Fato que aconteceu comigo há muito anos no dia sete de setembro — e que mudou minha percepção acerca dessa data para sempre — aconteceu certo dia de calor escaldante. Eu era uma doce e sonhadora menina — apenas mais patriota que as demais — a quem o pai levava pela mão, ano após ano, para assistir ao desfile da banda militar. O dia estava perfeito: céu azul, instrumentos afinados, marcha em sincronia, fardas impecáveis, símbolos nacionais, posturas respeitosas, bandeiras do Brasil, etc.
  • Relembrando
No meio da multidão — enquanto soavam os primeiros acordes do hino nacional — ao longe se via um homem de cabelo pixaim, rosto moreno, trajando paletó amarelo e camisa de casemira azul.
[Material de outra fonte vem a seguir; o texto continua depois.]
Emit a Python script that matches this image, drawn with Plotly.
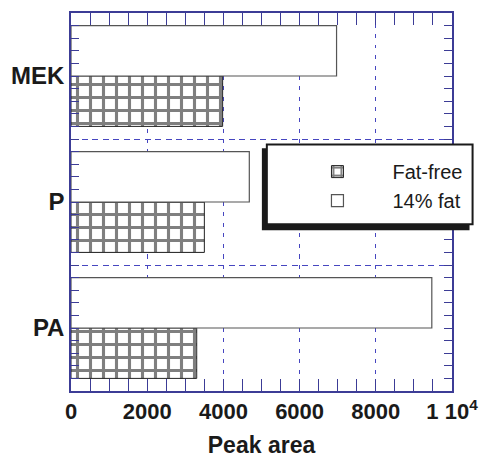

Ele olhava entristecido para a banda que seguia pela Avenida da cidade. Assistia introspectivo à cena, emudecido diante da multidão que cantava acalorada: “Ouviram do Ipiranga às margens plácidas, de um povo heroico brado retumbante”.
Fiquei intrigada com a atitude passiva daquele homem e perguntei ao meu pai quem ele era. Disse se tratar do ex-sargento Passarinho, regente durante muitos anos da banda militar. Que abandonara a exercício da profissão e a música por causa da bebida. Todos os anos no dia sete de setembro ele vinha ao desfile cívico, era a sua maneira de aplacar as saudades e de espantar a solidão.
Os Policiais prestariam linda homenagem naquele dia ao sargento passarinho. Executado o hino nacional bateram continência ao amigo que acompanha tudo de longe, aturdido com aquele desfecho. O atual regente também recitou um trecho do poema de Mário Quintana: “Todos esses que aí estão/ atravancando o meu caminho, / eles passarão... / eu passarinho!”.
A ideia mirabolante dos ex-colegas de farda causou frisson entre os presentes e também no homenageado. Aplausos ecoaram durante alguns instantes. Desse dia em diante entendi o real sentido do sete de setembro. Mais que data cívica aquele dia passou a representar para mim o reencontro com a essência do ser brasileiro: perseverante e talentoso por natureza, mesmo em face dos reveses da vida.